No es que los independentistas «puedan volver a las andadas», como se malician socialistas como García-Page, es que viven de las andadas. Si ello «condena» al PSOE, como refiere el barón socialista, o precipita el declive irreversible de Sánchez, como deslizó gatunamente Felipe González desde Elhormiguero, de Antena 3, éste pensará que, en todo caso, ya nadie le quitará lo bailado ni el impagable título de ex presidente.

No obstante, en su ceguera voluntaria, puede incurrir en el grave delito que apunta el informe de la Sala de lo Penal del Tribunal Supremo. En su demoledor escrito, habla de «autoindulto» al beneficiar a «los líderes de los partidos que hoy por hoy garantizan la estabilidad del Gobierno llamado al ejercicio del derecho de gracia». Al contravenir a este respecto el artículo 102 de la Constitución, su concesión de un perdón con el informe en contra del tribunal juzgador supone no ya una arbitrariedad, sino una abierta ilegalidad.

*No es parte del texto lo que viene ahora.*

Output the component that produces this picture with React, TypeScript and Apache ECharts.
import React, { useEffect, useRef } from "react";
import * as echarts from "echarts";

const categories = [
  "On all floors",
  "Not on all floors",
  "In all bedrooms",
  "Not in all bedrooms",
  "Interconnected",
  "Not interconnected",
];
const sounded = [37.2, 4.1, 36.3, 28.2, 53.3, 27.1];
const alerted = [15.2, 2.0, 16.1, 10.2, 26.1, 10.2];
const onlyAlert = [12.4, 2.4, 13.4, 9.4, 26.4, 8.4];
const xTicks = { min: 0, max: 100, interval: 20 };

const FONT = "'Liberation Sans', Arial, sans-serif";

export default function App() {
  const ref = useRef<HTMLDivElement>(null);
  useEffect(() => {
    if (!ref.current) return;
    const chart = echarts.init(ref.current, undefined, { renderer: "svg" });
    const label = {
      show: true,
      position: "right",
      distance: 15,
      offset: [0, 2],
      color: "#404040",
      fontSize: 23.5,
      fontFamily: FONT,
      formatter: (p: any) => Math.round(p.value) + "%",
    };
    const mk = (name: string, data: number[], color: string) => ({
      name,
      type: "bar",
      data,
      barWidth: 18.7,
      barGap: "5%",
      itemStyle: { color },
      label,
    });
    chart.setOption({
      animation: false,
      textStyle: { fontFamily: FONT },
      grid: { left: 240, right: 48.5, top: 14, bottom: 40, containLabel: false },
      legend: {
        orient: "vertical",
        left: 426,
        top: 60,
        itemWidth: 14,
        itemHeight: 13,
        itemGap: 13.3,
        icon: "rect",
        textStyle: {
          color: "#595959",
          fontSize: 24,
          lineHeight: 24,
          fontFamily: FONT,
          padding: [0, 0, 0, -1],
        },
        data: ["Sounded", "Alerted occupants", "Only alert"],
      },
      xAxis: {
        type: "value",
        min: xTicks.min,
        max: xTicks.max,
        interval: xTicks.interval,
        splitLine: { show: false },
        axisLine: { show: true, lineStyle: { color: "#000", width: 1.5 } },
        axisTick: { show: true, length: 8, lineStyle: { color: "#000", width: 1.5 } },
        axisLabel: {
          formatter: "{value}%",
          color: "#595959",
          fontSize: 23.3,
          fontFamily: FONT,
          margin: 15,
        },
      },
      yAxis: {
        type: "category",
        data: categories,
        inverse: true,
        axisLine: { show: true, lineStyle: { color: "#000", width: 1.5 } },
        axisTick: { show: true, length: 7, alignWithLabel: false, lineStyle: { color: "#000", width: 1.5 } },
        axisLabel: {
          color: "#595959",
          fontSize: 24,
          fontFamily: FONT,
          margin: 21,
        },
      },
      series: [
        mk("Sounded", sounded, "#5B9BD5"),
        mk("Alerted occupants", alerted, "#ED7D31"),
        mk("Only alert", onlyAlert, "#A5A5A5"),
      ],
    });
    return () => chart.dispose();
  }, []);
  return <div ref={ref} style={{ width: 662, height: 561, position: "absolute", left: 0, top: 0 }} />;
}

Tal contingencia no se le ha escapado a uno de los detractores socialistas de la indulgencia como Alfonso Guerra, quien ha saltado a la palestra desde su retiro hispalense para desmontar la especie de que los indultos son de libre disposición gubernamental cuando el artículo 25 de la Ley de Indultos los supedita a que el juzgador certifique que se han observado las salvaguardas. De quebrantar la norma, el Gobierno prevaricaría. «Políticamente –zanjó Guerra– es indeseable y jurídicamente no es legal». Tiene bemoles que esta apreciación haya de hacerla quien pasa por haber enterrado a Montesquieu. Cosa veredes, mío Cid.

De cruzar la raya trazada por el Tribunal Supremo, Sánchez contraería responsabilidades asimilables al impeachment estadounidense, esto es, al proceso de destitución por el que el Capitolio puede defenestrar a un presidente si infringe la Constitución. De imperar en España ese estándar, con congresistas con libertad de voto como en EEUU, esa reprobación tendría visos de prosperar por un comportamiento de Sánchez que evoca a Nixon cuando excusaba el escándalo Watergate sobre la base de que, «cuando lo hace un presidente, significa que no es ilegal». Ello le ganó el apodo de Tricky Dick (el tramposo Dick) y forzó su adiós en 1974 al abrirse su impeachment.

Como España no es EEUU, Sánchez puede estar tentado de promover un «choque de legitimidades» entre su mayoría parlamentaria y el Tribunal Supremo. Fue la estratagema urdida por el president socialista Montilla, en noviembre de 2007, ante la eventual anulación por parte del Tribunal Constitucional de algunos artículos de aquel Estatut semiconstituyente amenazando con «una crisis de irreversibles consecuencias».

Por ese camino de perdición, España acentuaría el destrozo de sus instituciones y engrosaría la lista de ejemplos de cómo mueren las democracias a mano de gobernantes que subvierten las reglas de juego desde el poder ante una ciudadanía fiada al narcotizante «aquí eso no puede pasar». Así se fue al garete Venezuela a raíz de que sus inconscientes autoridades sacaran a Hugo Chávez de la cárcel donde penaba su sublevación militar después de dorarles la píldora.

Aquí, en cambio, los golpistas catalanes no tienen ni que tomarse la molestia. Sería ir de la Guatemala del autoindulto al Guatepeor del autogolpe por parte de un Sánchez que, emulando al caudillo de Roa Bastos, se erigiría en Yo, El Supremo sobre los cascotes del Estado de Derecho.

Francisco Rosell, director de El Mundo.